There are a number of factors that could impact businesses negatively as a result of the financial risk that they pose to the directors and the business itself. These risks can easily be managed through business assurance that provides liquidity and continuity. Here are few examples and solutions to manage these risks and provide sufficient provisions.
- Buy & Sell Agreement Policies:
A buy-and-sell agreement is an agreement between co-owners of a business, offering certainty of action in the event of death (or disablement) of a co-owner/ shareholder. A buy and sell agreement includes:
– Provision for cash for remaining owners to buy the deceased or disabled co-owner’s share of business
– The right to buy the interest/ share from the executor of the estate in the event of death.

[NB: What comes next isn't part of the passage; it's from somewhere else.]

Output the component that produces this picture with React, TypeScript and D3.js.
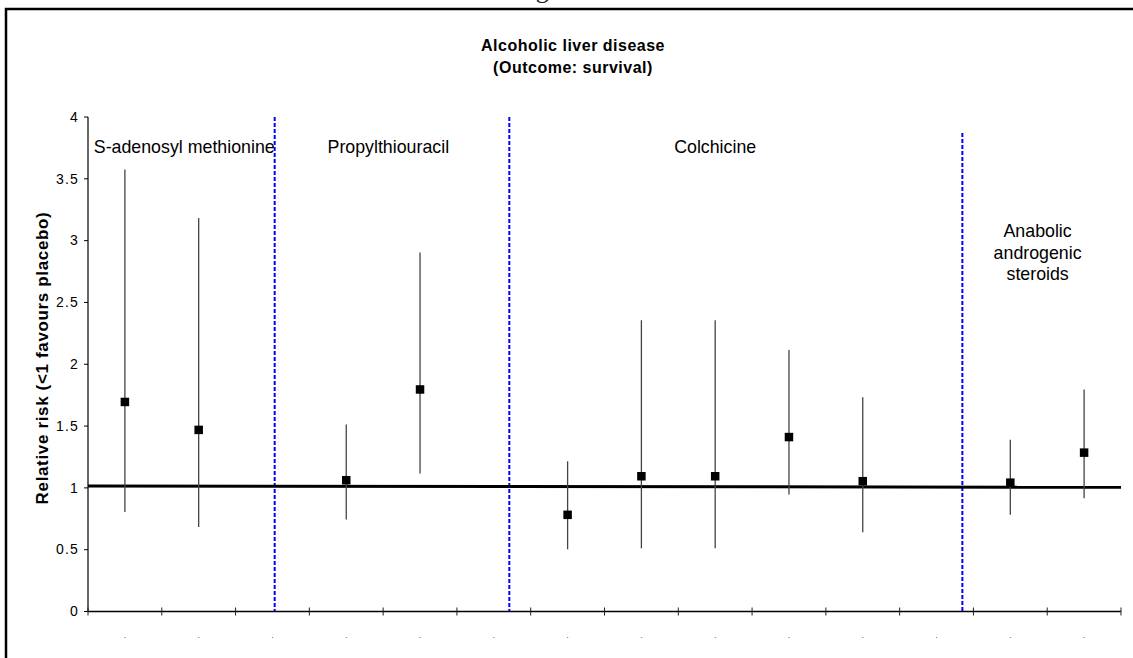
import React from "react";
import * as d3 from "d3";

// one entry per category slot (14 slots on the x axis, some empty)
const slots = [1, 2, 3, 4, 5, 6, 7, 8, 9, 10, 11, 12, 13, 14];
const slotLabels = slots.map(() => ".");

// trials: slot, point estimate, lower CI, upper CI
const trialSlot = [1, 2, 4, 5, 7, 8, 9, 10, 11, 13, 14];
const relRisk = [1.695, 1.469, 1.062, 1.796, 0.782, 1.094, 1.094, 1.411, 1.054, 1.042, 1.285];
const lowerCI = [0.805, 0.684, 0.745, 1.116, 0.503, 0.511, 0.511, 0.946, 0.642, 0.783, 0.916];
const upperCI = [3.575, 3.184, 1.513, 2.903, 1.215, 2.356, 2.356, 2.116, 1.733, 1.39, 1.795];

// reference line (no effect) drawn across the plot
const refX = [0.5, 14.5];
const refY = [1.015, 1.005];

// blue dashed dividers between drug groups
const dividerX = [3.03, 6.21, 12.35];
const dividerTop = [4, 4, 3.87];

const yTicks = [0, 0.5, 1, 1.5, 2, 2.5, 3, 3.5, 4];

const groups = [
  { lines: ["S-adenosyl methionine"], x: 3.03, anchor: "end" },
  { lines: ["Propylthiouracil"], x: 4.57, anchor: "middle" },
  { lines: ["Colchicine"], x: 9, anchor: "middle" },
  { lines: ["Anabolic", "androgenic", "steroids"], x: 13.37, anchor: "middle" },
];

const W = 1133;
const H = 658;
const font = "Arial, 'Liberation Sans', sans-serif";

export default function App() {
  const x = d3.scaleLinear().domain([0.5, 14.5]).range([88, 1121]);
  const y = d3.scaleLinear().domain([0, 4]).range([611.5, 117]);

  const refLine = d3
    .line<number>()
    .x((d, i) => x(refX[i]))
    .y((d) => y(d));

  const bounds = d3.range(0.5, 15, 1);

  return (
    <svg
      width={W}
      height={H}
      style={{ position: "absolute", left: 0, top: 0, background: "#fff" }}
      fontFamily={font}
    >
      {/* page caption above the frame, clipped by the page edge as in the original */}
      <text x={514} y={-2} fontFamily="'Liberation Serif', serif" fontSize={26} fill="#222">
        Figure 8
      </text>

      {/* frame */}
      <path d={`M6,${H} V9 H${W}`} fill="none" stroke="#000" strokeWidth={2.5} />

      {/* title */}
      <text x={573} y={51} textAnchor="middle" fontSize={16} letterSpacing={0.5} fontWeight="bold" fill="#000">
        Alcoholic liver disease
      </text>
      <text x={573} y={73} textAnchor="middle" fontSize={16} letterSpacing={0.5} fontWeight="bold" fill="#000">
        (Outcome: survival)
      </text>

      {/* y axis title */}
      <text
        transform={`translate(48, 358) rotate(-90)`}
        textAnchor="middle"
        fontSize={17}
        letterSpacing={0.65}
        fontWeight="bold"
        fill="#000"
      >
        Relative risk (&lt;1 favours placebo)
      </text>

      {/* y axis */}
      <line x1={x(0.5)} x2={x(0.5)} y1={y(4)} y2={y(0)} stroke="#000" strokeWidth={1.2} />
      {yTicks.map((t) => (
        <g key={t}>
          <line x1={x(0.5) - 4} x2={x(0.5)} y1={y(t)} y2={y(t)} stroke="#000" strokeWidth={1} />
          <text x={79} y={y(t) + 4.8} textAnchor="end" fontSize={14} letterSpacing={1.2} fill="#000">
            {t}
          </text>
        </g>
      ))}

      {/* x axis */}
      <line x1={x(0.5)} x2={x(14.5)} y1={y(0)} y2={y(0)} stroke="#000" strokeWidth={1.3} />
      {bounds.map((b) => (
        <line key={b} x1={x(b)} x2={x(b)} y1={y(0) - 4} y2={y(0) + 4} stroke="#222" strokeWidth={1} />
      ))}
      {slots.map((s, i) => (
        <text key={s} x={x(s)} y={638} textAnchor="middle" fontSize={9} fill="#555">
          {slotLabels[i]}
        </text>
      ))}

      {/* group dividers */}
      {dividerX.map((d, i) => (
        <line
          key={d}
          x1={x(d)}
          x2={x(d)}
          y1={y(dividerTop[i])}
          y2={y(0)}
          stroke="#0000ff"
          strokeWidth={2}
          strokeDasharray="4,2"
        />
      ))}

      {/* group labels */}
      {groups.map((g) => (
        <text key={g.lines[0]} x={x(g.x)} y={152.5} textAnchor={g.anchor} fontSize={17.8} fill="#000">
          {g.lines.length === 1
            ? g.lines[0]
            : g.lines.map((l, i) => (
                <tspan key={l} x={x(g.x)} y={237 + i * 21.5}>
                  {l}
                </tspan>
              ))}
        </text>
      ))}

      {/* no-effect line */}
      <path d={refLine(refY) || ""} fill="none" stroke="#000" strokeWidth={3} />

      {/* error bars and point estimates */}
      {trialSlot.map((s, i) => (
        <g key={s}>
          <line x1={x(s)} x2={x(s)} y1={y(lowerCI[i])} y2={y(upperCI[i])} stroke="#444" strokeWidth={1.3} />
          <rect x={x(s) - 4.25} y={y(relRisk[i]) - 4.25} width={8.5} height={8.5} fill="#000" />
        </g>
      ))}
    </svg>
  );
}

- Loan Redemption/Business Continuity:
The business takes out a policy on the life of the co-owner who signed surety, i.e. it is an employer-owned policy. The sum assured is equal to the outstanding balance of the loan. In the event of death, the policy pays out to the business so that it can then settle the loan. Disability benefits are also recommended.
- Credit Loan:
The business takes out a policy on the life of the co-owner who lent money to the business. In the event of death, the employer-owned policy pays out to the business, which can then settle the loan. Disability benefits are also recommended.
- Debit Loan:
The person who borrowed money from the business takes out a policy on his own life for the value of the loan. This is therefore not an employer-owned policy. The co-owner takes out a personal policy and pays premiums on the policy. In the event of death, the policy proceeds are used to settle the loan. Disability benefits are also recommended.
- Keyperson Policies:
Take out a long-term insurance policy to cover the financial impact of losses following the death or disablement of a key person in the business.